Challenge: The listing below begins with the first line you should copy; stop after the line containing "var height = 610;", and drop every picture.

———

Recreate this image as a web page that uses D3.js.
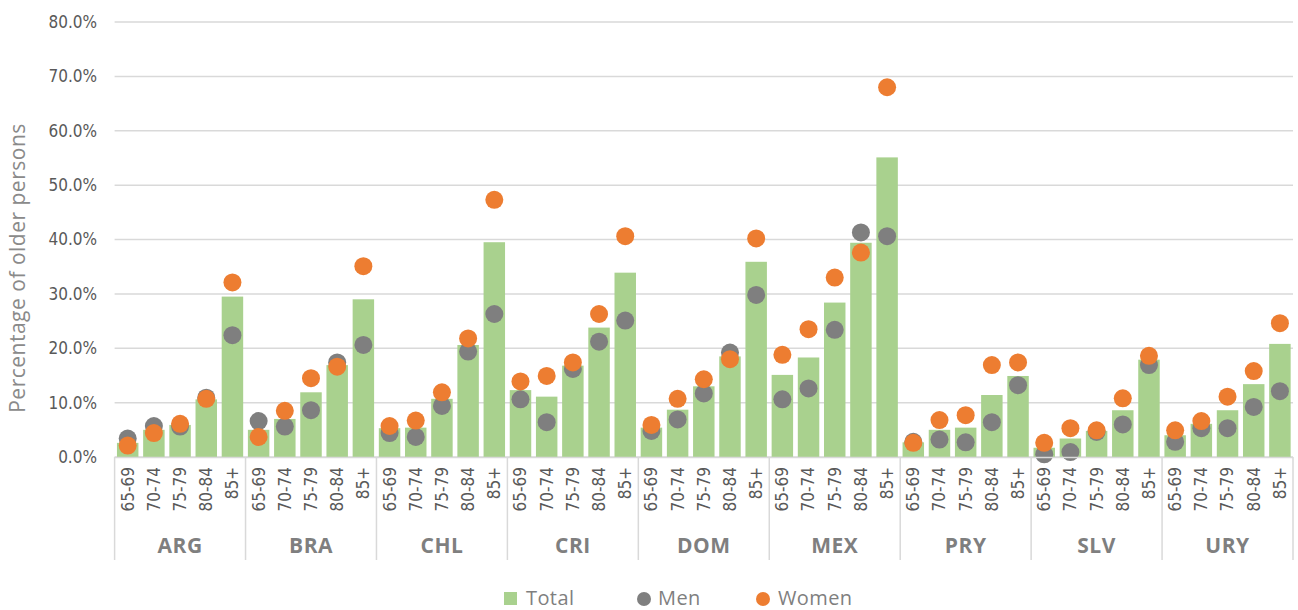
<!DOCTYPE html>
<html>
<head>
<meta charset="utf-8">
<script src="https://cdn.jsdelivr.net/npm/d3@7"></script>
<style>
  body { margin: 0; background: #fff; }
  .narrow { font-family: "Liberation Sans Narrow", "DejaVu Sans Condensed", sans-serif; font-stretch: condensed; }
</style>
</head>
<body>
<svg></svg>
<script>
var width = 1298;
var height = 610;

var countries = ["ARG", "BRA", "CHL", "CRI", "DOM", "MEX", "PRY", "SLV", "URY"];
var ageGroups = ["65-69", "70-74", "75-79", "80-84", "85+"];
var yTicks = [0, 0.1, 0.2, 0.3, 0.4, 0.5, 0.6, 0.7, 0.8];

// one row per country, in age group order (percent)
var totalValues = [
	[2.6, 5.0, 5.9, 10.6, 29.5],
	[5.0, 7.0, 11.9, 16.9, 29.0],
	[5.3, 5.4, 10.7, 20.6, 39.5],
	[12.3, 11.1, 16.8, 23.8, 33.9],
	[5.4, 8.7, 13.0, 18.5, 35.9],
	[15.1, 18.3, 28.4, 39.4, 55.1],
	[2.7, 5.0, 5.4, 11.4, 14.9],
	[1.7, 3.4, 4.8, 8.6, 17.9],
	[4.0, 6.1, 8.6, 13.4, 20.8]
];
var menValues = [
	[3.4, 5.7, 5.6, 10.9, 22.4],
	[6.6, 5.6, 8.6, 17.4, 20.6],
	[4.4, 3.7, 9.4, 19.4, 26.3],
	[10.6, 6.4, 16.2, 21.2, 25.1],
	[4.8, 6.9, 11.7, 19.2, 29.8],
	[10.6, 12.6, 23.4, 41.3, 40.6],
	[2.8, 3.2, 2.7, 6.4, 13.2],
	[0.5, 0.9, 4.6, 6.0, 16.9],
	[2.8, 5.3, 5.3, 9.2, 12.1]
];
var womenValues = [
	[2.1, 4.4, 6.1, 10.7, 32.1],
	[3.7, 8.5, 14.5, 16.6, 35.1],
	[5.7, 6.7, 11.9, 21.8, 47.3],
	[13.9, 14.9, 17.4, 26.3, 40.6],
	[5.9, 10.7, 14.3, 18.0, 40.2],
	[18.8, 23.5, 33.0, 37.6, 68.0],
	[2.6, 6.8, 7.7, 16.9, 17.4],
	[2.6, 5.3, 4.9, 10.8, 18.6],
	[4.9, 6.6, 11.1, 15.8, 24.6]
];

var plotLeft = 114.6;
var plotRight = 1293;
var plotTop = 22;
var plotBottom = 457;

var rows = [];
countries.forEach((c, i) => {
	ageGroups.forEach((a, j) => {
		rows.push({
			key: c + "|" + a,
			country: c,
			age: a,
			total: totalValues[i][j] / 100,
			men: menValues[i][j] / 100,
			women: womenValues[i][j] / 100
		});
	});
});

var svg = d3.select('svg')
	.attr("width", width)
	.attr("height", height);

var x = d3.scaleBand()
	.domain(rows.map(d => d.key))
	.range([plotLeft, plotRight])
	.paddingInner(0.18)
	.paddingOuter(0.09);

var xGroup = d3.scaleBand()
	.domain(countries)
	.range([plotLeft, plotRight]);

var y = d3.scaleLinear()
	.domain([0, 0.8])
	.range([plotBottom, plotTop]);

// gridlines and y labels
svg.append('g')
	.selectAll('line')
	.data(yTicks)
	.enter()
	.append('line')
		.attr('x1', plotLeft)
		.attr('x2', plotRight)
		.attr('y1', d => y(d))
		.attr('y2', d => y(d))
		.attr('stroke', '#d9d9d9')
		.attr('stroke-width', 1.5);

svg.append('g')
	.selectAll('text')
	.data(yTicks)
	.enter()
	.append('text')
		.classed('narrow', true)
		.attr('x', 97)
		.attr('y', d => y(d))
		.attr('dy', '0.35em')
		.attr('text-anchor', 'end')
		.attr('font-size', 17)
		.attr('fill', '#595959')
		.text(d => d3.format('.1%')(d));

svg.append('text')
	.attr('transform', 'translate(25,268) rotate(-90)')
	.attr('text-anchor', 'middle')
	.attr('font-family', '"Open Sans", sans-serif')
	.attr('font-size', 21)
	.attr('letter-spacing', 0.5)
	.attr('fill', '#8a8a8a')
	.text('Percentage of older persons');

// bars
svg.append('g')
	.selectAll('rect')
	.data(rows)
	.enter()
	.append('rect')
		.attr('x', d => x(d.key))
		.attr('width', x.bandwidth())
		.attr('y', d => y(d.total))
		.attr('height', d => y(0) - y(d.total))
		.attr('fill', '#a9d18e');

// men then women dots
svg.append('g')
	.selectAll('circle')
	.data(rows)
	.enter()
	.append('circle')
		.attr('cx', d => x(d.key) + x.bandwidth() / 2)
		.attr('cy', d => y(d.men))
		.attr('r', 9)
		.attr('fill', '#7f7f7f');

svg.append('g')
	.selectAll('circle')
	.data(rows)
	.enter()
	.append('circle')
		.attr('cx', d => x(d.key) + x.bandwidth() / 2)
		.attr('cy', d => y(d.women))
		.attr('r', 9)
		.attr('fill', '#ed7d31');

// category axis
svg.append('line')
	.attr('x1', plotLeft)
	.attr('x2', plotRight)
	.attr('y1', plotBottom + 0.5)
	.attr('y2', plotBottom + 0.5)
	.attr('stroke', '#d9d9d9')
	.attr('stroke-width', 1.5);

svg.append('g')
	.selectAll('line')
	.data(countries.concat(['end']))
	.enter()
	.append('line')
		.attr('x1', d => d === 'end' ? plotRight : xGroup(d))
		.attr('x2', d => d === 'end' ? plotRight : xGroup(d))
		.attr('y1', plotBottom)
		.attr('y2', 560)
		.attr('stroke', '#d9d9d9')
		.attr('stroke-width', 1.5);

svg.append('g')
	.selectAll('text')
	.data(rows)
	.enter()
	.append('text')
		.classed('narrow', true)
		.attr('transform', d => 'translate(' + (x(d.key) + x.bandwidth() / 2) + ',467) rotate(-90)')
		.attr('text-anchor', 'end')
		.attr('dy', '0.35em')
		.attr('font-size', 17)
		.attr('fill', '#595959')
		.text(d => d.age);

svg.append('g')
	.selectAll('text')
	.data(countries)
	.enter()
	.append('text')
		.attr('x', d => xGroup(d) + xGroup.bandwidth() / 2)
		.attr('y', 553)
		.attr('text-anchor', 'middle')
		.attr('font-family', '"Open Sans", sans-serif')
		.attr('font-weight', 'bold')
		.attr('font-size', 21)
		.attr('letter-spacing', 0.5)
		.attr('fill', '#7f7f7f')
		.text(d => d);

// legend
var legend = svg.append('g');
legend.append('rect')
	.attr('x', 504)
	.attr('y', 592)
	.attr('width', 13)
	.attr('height', 13)
	.attr('fill', '#a9d18e');
legend.append('circle')
	.attr('cx', 644)
	.attr('cy', 599)
	.attr('r', 7)
	.attr('fill', '#7f7f7f');
legend.append('circle')
	.attr('cx', 763)
	.attr('cy', 599)
	.attr('r', 7)
	.attr('fill', '#ed7d31');

legend.selectAll('text')
	.data([{t: 'Total', x: 526}, {t: 'Men', x: 658}, {t: 'Women', x: 778}])
	.enter()
	.append('text')
		.attr('x', d => d.x)
		.attr('y', 605)
		.attr('font-family', '"Open Sans", sans-serif')
		.attr('font-size', 20)
		.attr('letter-spacing', 0.4)
		.attr('fill', '#7f7f7f')
		.text(d => d.t);
</script>
</body>
</html>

———

Task result:
Recreate this image as a web page that uses D3.js.
<!DOCTYPE html>
<html>
<head>
<meta charset="utf-8">
<script src="https://cdn.jsdelivr.net/npm/d3@7"></script>
<style>
  body { margin: 0; background: #fff; }
  .narrow { font-family: "Liberation Sans Narrow", "DejaVu Sans Condensed", sans-serif; font-stretch: condensed; }
</style>
</head>
<body>
<svg></svg>
<script>
var width = 1298;
var height = 610;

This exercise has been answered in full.